Crab ate a vegan diet from 1641 until his death in 1680. He initially included potatoes and carrots in his diet, but later gave them up in favour of a diet of mostly bran and turnips. Later in his life he ate only Rumex and grass, claiming to spend 3/4 d. per week on food. Late in his life he added parsnips to his diet.

==Works==
Crab wrote his autobiography while living in Ickenham.

- The English hermite, or, Wonder of this age.: Being a relation of the life of Roger Crab, living neer Uxbridg, taken from his own mouth, shewing his strange reserved and unparallel'd kind of life, who counteth it a sin against his body and soule to eate any sort of flesh, fish, or living creature, or to drinke any wine, ale, or beere. He can live with three farthings a week. His constant food is roots and hearbs, as cabbage, turneps, carrets, dock-leaves, and grasse; also bread and bran, without butter or cheese: his cloathing is sack-cloath. He left the Army, and kept a shop at Chesham, and hath now left off that, and sold a considerable estate to give to the poore, shewing his reasons from the Scripture, Mark. 10. 21. Jer. 35. (London: Printed, and are to be sold in Popes-head Alley, and at the Exchange 1655).
- Dagons-Downfall; or, the Great idol digged up root and branch (London 1657). ( – in which he declared that the Sabbath had been turned into an idol).
- Gentle correction for the high flown backslider, or, A soft answer to turn away strife : being a general answer (in few words) to some queries, and defamations thrown out by the furious spirit in some of the people called Quakers against the rationalls (London: Printed by J.B 1659).
- A tender salutation, or, The substance of a letter given forth by the Rationals, to the despised remnant and seed of God, in the people called Quakers (London: Printed by J.B 1659).

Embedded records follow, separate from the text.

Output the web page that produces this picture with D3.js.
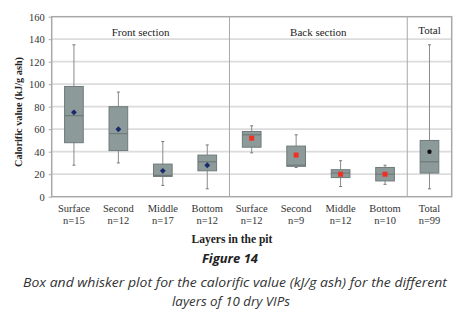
<!DOCTYPE html>
<html><head><meta charset="utf-8">
<script src="https://cdn.jsdelivr.net/npm/d3@7"></script>
<style>body{margin:0;background:#fff}svg{display:block}</style>
</head><body>
<svg id="c" width="461" height="320"></svg>
<script>
const categories = ["Surface","Second","Middle","Bottom","Surface","Second","Middle","Bottom","Total"];
const nLabels = ["n=15","n=12","n=17","n=12","n=12","n=9","n=12","n=10","n=99"];
const groups = ["front","front","front","front","back","back","back","back","total"];
const mins    = [28, 30, 10,  7, 39, 26,  9, 11,  7];
const q1s     = [48, 41, 18, 23, 44, 27, 17, 14, 21];
const medians = [72, 56, 19, 31, 55, 28, 21, 20, 31];
const q3s     = [98, 80, 29, 37, 58, 45, 24, 26, 50];
const maxs    = [135, 93, 49, 46, 63, 55, 32, 28, 135];
const means   = [75, 60, 23, 28, 52, 37, 20, 20, 40];
const sectionNames = ["Front section","Back section","Total"];
const sectionStart = [0, 4, 8];
const sectionEnd = [3, 7, 8];
const yTicks = [0,20,40,60,80,100,120,140,160];

const svg = d3.select("#c");
const L = 51.7, R = 451.7, T = 16.7, B = 196.7;
const x = d3.scaleBand().domain(d3.range(categories.length)).range([L, R]).padding(0);
const y = d3.scaleLinear().domain([0,160]).range([B, T]);
const serif = "'Liberation Serif','Times New Roman',serif";

// gridlines
svg.append("g").selectAll("line").data(yTicks.filter(t => t>0 && t<160)).join("line")
  .attr("x1", L).attr("x2", R).attr("y1", d=>y(d)).attr("y2", d=>y(d))
  .attr("stroke", "#dcdcdc").attr("stroke-width", 1.8);

// y axis labels
const yAxis = d3.axisLeft(y).tickValues(yTicks).tickSize(3).tickPadding(4);
const ya = svg.append("g").attr("transform", `translate(${L},0)`).call(yAxis);
ya.select(".domain").remove();
ya.selectAll("line").attr("stroke", "#aaa");
ya.selectAll("text").attr("font-family", serif).attr("font-size", 10.5).attr("fill", "#333");

// section dividers
svg.append("g").selectAll("line").data(sectionStart.slice(1)).join("line")
  .attr("x1", d=>x(d)).attr("x2", d=>x(d)).attr("y1", T).attr("y2", B)
  .attr("stroke", "#a8a8a8").attr("stroke-width", 1);

// border
svg.append("rect").attr("x", L).attr("y", T).attr("width", R-L).attr("height", B-T)
  .attr("fill", "none").attr("stroke", "#a8a8a8").attr("stroke-width", 1.5);

// section titles
svg.append("g").selectAll("text").data(sectionNames).join("text")
  .attr("x", (d,i)=> (x(sectionStart[i]) + x(sectionEnd[i]) + x.bandwidth())/2)
  .attr("y", (d,i)=> i===2 ? 34 : 36)
  .attr("text-anchor", "middle").attr("font-family", serif).attr("font-size", 11)
  .attr("fill", "#222").text(d=>d);

// boxes
const bw = x.bandwidth()*0.42;
const g = svg.append("g").selectAll("g").data(d3.range(categories.length)).join("g")
  .attr("transform", i=>`translate(${x(i)+x.bandwidth()/2},0)`);
g.append("line").attr("x1",0).attr("x2",0).attr("y1", i=>y(maxs[i])).attr("y2", i=>y(mins[i]))
  .attr("stroke", "#8a8a8a").attr("stroke-width", 1);
g.append("line").attr("x1",-1.5).attr("x2",1.5).attr("y1", i=>y(maxs[i])).attr("y2", i=>y(maxs[i]))
  .attr("stroke", "#777").attr("stroke-width", 1);
g.append("line").attr("x1",-1.5).attr("x2",1.5).attr("y1", i=>y(mins[i])).attr("y2", i=>y(mins[i]))
  .attr("stroke", "#777").attr("stroke-width", 1);
g.append("rect").attr("x", -bw/2).attr("width", bw)
  .attr("y", i=>y(q3s[i])).attr("height", i=>y(q1s[i])-y(q3s[i]))
  .attr("fill", "#8d9a9a").attr("stroke", "#6f7a7a").attr("stroke-width", 1);
g.append("line").attr("x1",-bw/2).attr("x2",bw/2).attr("y1", i=>y(medians[i])).attr("y2", i=>y(medians[i]))
  .attr("stroke", "#6a7474").attr("stroke-width", 1);

// mean markers
g.filter(i=>groups[i]==="front").append("path")
  .attr("d", d3.symbol(d3.symbolDiamond2, 22)())
  .attr("transform", i=>`translate(0,${y(means[i])})`).attr("fill", "#1b2a6e");
g.filter(i=>groups[i]==="back").append("rect")
  .attr("x", -2.5).attr("width", 5).attr("y", i=>y(means[i])-2.5).attr("height", 5)
  .attr("fill", "#ee3124");
g.filter(i=>groups[i]==="total").append("circle")
  .attr("cx", 0).attr("cy", i=>y(means[i])).attr("r", 2.2).attr("fill", "#111");

// x labels
g.append("text").attr("y", 212).attr("text-anchor","middle").attr("font-family", serif)
  .attr("font-size", 10.5).attr("fill", "#333").text(i=>categories[i]);
g.append("text").attr("y", 224).attr("text-anchor","middle").attr("font-family", serif)
  .attr("font-size", 10.5).attr("fill", "#333").text(i=>nLabels[i]);

// axis titles
svg.append("text").attr("x", 232).attr("y", 243).attr("text-anchor","middle")
  .attr("font-family", serif).attr("font-weight","bold").attr("font-size", 11.5).attr("fill","#222")
  .text("Layers in the pit");
svg.append("text").attr("transform", "translate(22,112) rotate(-90)").attr("text-anchor","middle")
  .attr("font-family", serif).attr("font-weight","bold").attr("font-size", 10.5).attr("fill","#222")
  .attr("textLength", 110).attr("lengthAdjust","spacingAndGlyphs")
  .text("Calorific value (kJ/g ash)");

// caption
const sans = "'Open Sans','Noto Sans',sans-serif";
svg.append("text").attr("x", 230).attr("y", 263).attr("text-anchor","middle")
  .attr("font-family", sans).attr("font-style","italic").attr("font-weight","bold")
  .attr("font-size", 13).attr("fill","#222").text("Figure 14");
svg.append("text").attr("x", 235).attr("y", 287).attr("text-anchor","middle")
  .attr("font-family", sans).attr("font-style","italic").attr("font-size", 12).attr("fill","#333")
  .attr("textLength", 424).attr("lengthAdjust","spacingAndGlyphs")
  .text("Box and whisker plot for the calorific value (kJ/g ash) for the different");
svg.append("text").attr("x", 231).attr("y", 306).attr("text-anchor","middle")
  .attr("font-family", sans).attr("font-style","italic").attr("font-size", 12).attr("fill","#333")
  .attr("textLength", 118).attr("lengthAdjust","spacingAndGlyphs")
  .text("layers of 10 dry VIPs");
</script>
</body></html>
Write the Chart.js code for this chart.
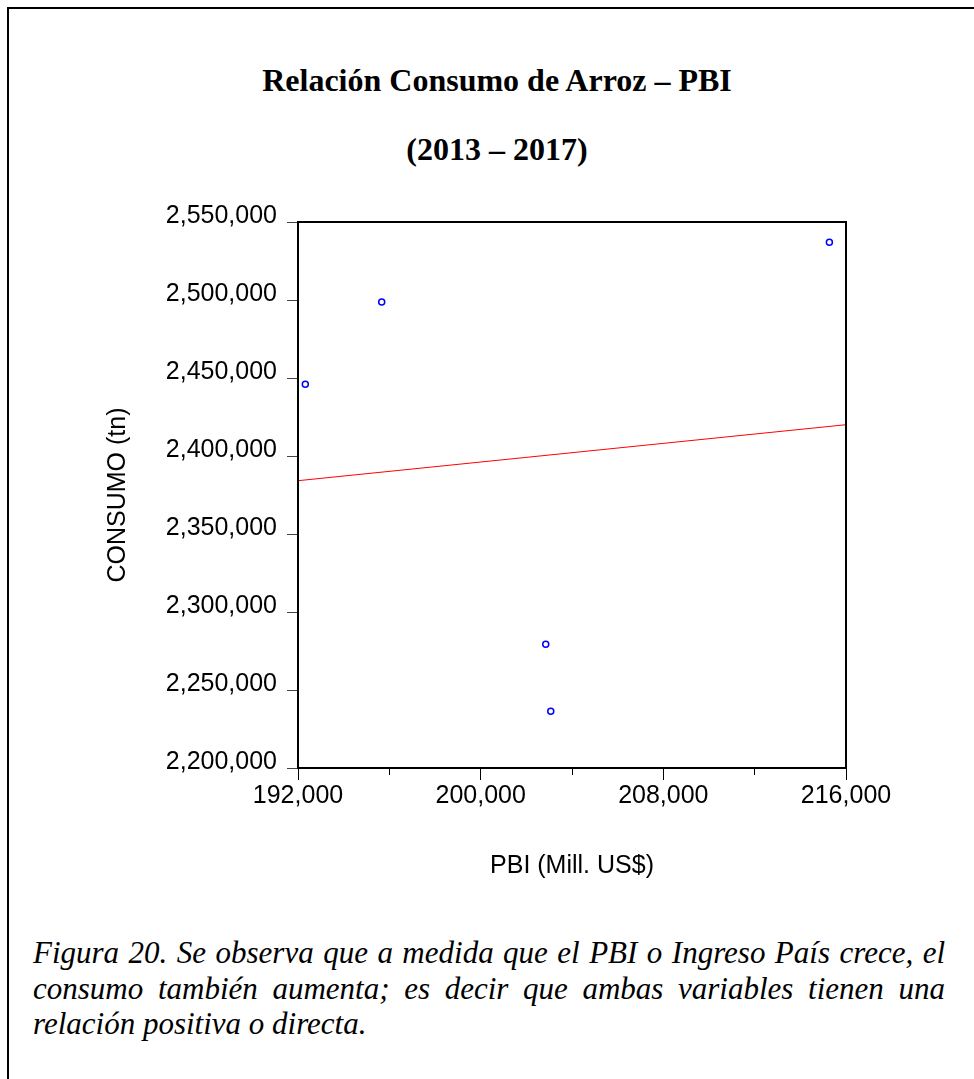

A Reply to the Gentle Correction was made by George Salter (London: printed for Thomas Simmons at the Bull and mouth neer Aldersgate 1659):

An answer to Roger Crabs printed paper to the Quakers. And likewise to his principles and doctrines, whose spirit is tried and found in the dark. Which is to be directed again to Roger Crab and his followers, who cryed up his paper; that they may learn wisdom to preserve them in innocency, in the power of God, in which there is no confusion.

==Death==
In 1680, Crab died at the age of 59 in Bethnal Green, and was buried at Stepney Churchyard. His tombstone has the following epitaph:

Tread gently, reader, near the dust
Committed to this tomb-stone's trust:
For while 'twas flesh, it held a guest
With universal love possest:
A soul that stemmed opinion's tide,
Did over sects in triumph ride;
Yet separate from the giddy crowd,
And paths tradition had allowed.
Through good and ill reports he past,
Oft censured, yet approved at last.
Wouldst thou his religion know?
In brief 'twas this: to all to do
Just as he would be done unto.
So in kind Nature's law he stood,
A temple, undefiled with blood,
A friend to everything that 's good.
The rest angels alone can fitly tell;
Haste then to them and him; and so farewell!'

== Legacy ==
Christopher Hill suggested that Crab may have been the inspiration for Lewis Carroll's character the Mad Hatter.